Experts: We are not in a housing bubble

Soft home prices equal a healthier market

While some borrowers might pull out of the housing market at the sight of the the slowdown in home prices, market experts are cautioning consumers not to slam on the housing brakes just yet. Home prices only increased from June to July by 0.6%, Lender Processing Services revealed Monday in its U.S. Home Price Index.

However, from last year, July prices soared 8.7% above 2012 levels, the company said.

The report is the result of a survey of July transactions from more than 18,500 U.S. ZIP codes.

Last week’s housing data points to positive signs in the housing market. But when taking a closer look, the market posted mixed views.

For instance, housing starts were up in August, but only due to July starts being revised down, which means housing may be flattening.

On the reverse, existing-home sales came in at a recovery best, hitting an annual rate of 5.480 million in August, well above market consensus.

Earlier this year home prices were rising at an unsustainably fast pace, so it’s important to remember that even with the recent modest price slowdown, prices are still rising at more than a 10% annualized rate, explained Trulia chief economist and vice president of analytics Jed Kolko.

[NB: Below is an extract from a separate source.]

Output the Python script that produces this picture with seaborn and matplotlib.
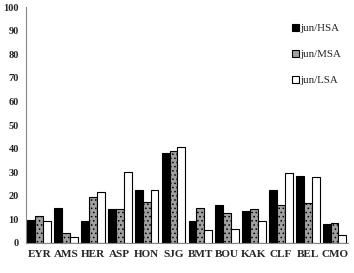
import numpy as np
import pandas as pd
import matplotlib
matplotlib.use("Agg")
import matplotlib.pyplot as plt
import seaborn as sns

sites = ["EYR", "AMS", "HER", "ASP", "HON", "SJG", "BMT", "BOU", "KAK", "CLF", "BEL", "CMO"]
series = ["jun/HSA", "jun/MSA", "jun/LSA"]
hsa = [9.8, 15.0, 9.5, 14.5, 22.3, 38.0, 9.2, 16.3, 13.6, 22.5, 28.3, 8.0]
msa = [11.6, 4.2, 19.5, 14.5, 17.2, 39.2, 14.8, 12.7, 14.5, 16.2, 17.0, 8.3]
lsa = [9.5, 2.7, 21.7, 30.2, 22.6, 40.8, 5.6, 6.0, 9.5, 29.5, 27.9, 3.5]

df = pd.DataFrame({"site": sites * 3,
                   "series": np.repeat(series, len(sites)),
                   "value": hsa + msa + lsa})

sns.set_style("white")
plt.rcParams["font.family"] = ["Liberation Serif", "DejaVu Serif"]
plt.rcParams["hatch.color"] = "#555555"
plt.rcParams["hatch.linewidth"] = 0.6

fig, ax = plt.subplots(figsize=(3.54, 2.73), dpi=100)
fig.subplots_adjust(left=0.073, right=0.983, bottom=0.11, top=0.974)

colors = ["black", "#a0a0a0", "white"]
sns.barplot(data=df, x="site", y="value", hue="series", palette=colors,
            width=0.88, edgecolor="black", linewidth=0.8, saturation=1,
            ax=ax, legend=True)

# speckled look for the middle series
for bar in ax.containers[1]:
    bar.set_hatch("....")

ax.set_ylim(0, 100)
ax.set_yticks(range(0, 101, 10))
ax.set_xlim(-0.5, len(sites) - 0.5)
ax.set_xlabel("")
ax.set_ylabel("")
sns.despine(ax=ax)
ax.spines["left"].set_color("#888888")
ax.spines["bottom"].set_color("#888888")
ax.tick_params(axis="y", length=0, labelsize=7.5, pad=5)
ax.tick_params(axis="x", which="major", length=0, labelsize=8, pad=5)
ax.set_xticks(np.arange(-0.5, len(sites)), minor=True)
ax.tick_params(axis="x", which="minor", length=3, color="#888888")
for lbl in ax.get_xticklabels() + ax.get_yticklabels():
    lbl.set_fontweight("bold")

leg = ax.legend(loc="upper right", bbox_to_anchor=(1.01, 0.97), frameon=False,
                fontsize=7.8, labelspacing=1.55, handlelength=0.6,
                handleheight=0.6, handletextpad=0.15)

fig.savefig("out.png", dpi=100)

"Our Bubble Watch metric shows that price levels nationally are undervalued by 5%, which means only small further price gains are needed to get prices national back at normal historical levels," Kolko stated.

He continued, "We are not at risk of a bubble today, but if prices rose 10% a year for the next three years, we’d all be calling bubble."

On a similar note, National Association of Realtors chief economist Jed Smith is confident the slowdown is healthy for the market so housing does not hit a bubble.

"It’s the normal market reaction to getting back to a normal market," Smith explained.

The majority of the country continues to remain affordable, with the average home price coming in at $231,000, up 8.7% from year-ago levels — only 14.7% from the June 2006 peak level of $270,000, according to LPS.

All five of the largest states and metropolitan areas saw the pace of price growth decrease month-over-month.

California experienced the most marked change, with the pace of growth down to 0.5% in July from 1.6% in June.

Additionally, Los Angeles posted the biggest drop, with growth down 0.3% in July compared to 1.2% in June, respectively.

On the reverse side, Texas posted an impressive uptick in home prices.

Of the 40 largest metro areas, Austin, Dallas, Houston and San Antonio continued their upward trajectory, marking new home price highs in July.

The overall point is that while data seems to fluctuate, the majority of the information concludes that the housing recovery is still a local phenomenon.

Going forward, home prices will continue to slow for three reasons: more housing inventory, higher prices are turning investors off and rising mortgage rates.

"Rising rates is probably the least important of the three reasons past trends show that prices tend not to suffer as much as mortgage rates rise," Kolko said.

He concluded, "Other factors, like a slowly strengthening economy and expanding mortgage credit, should give prices a tailwind and prevent them from slowing sharply."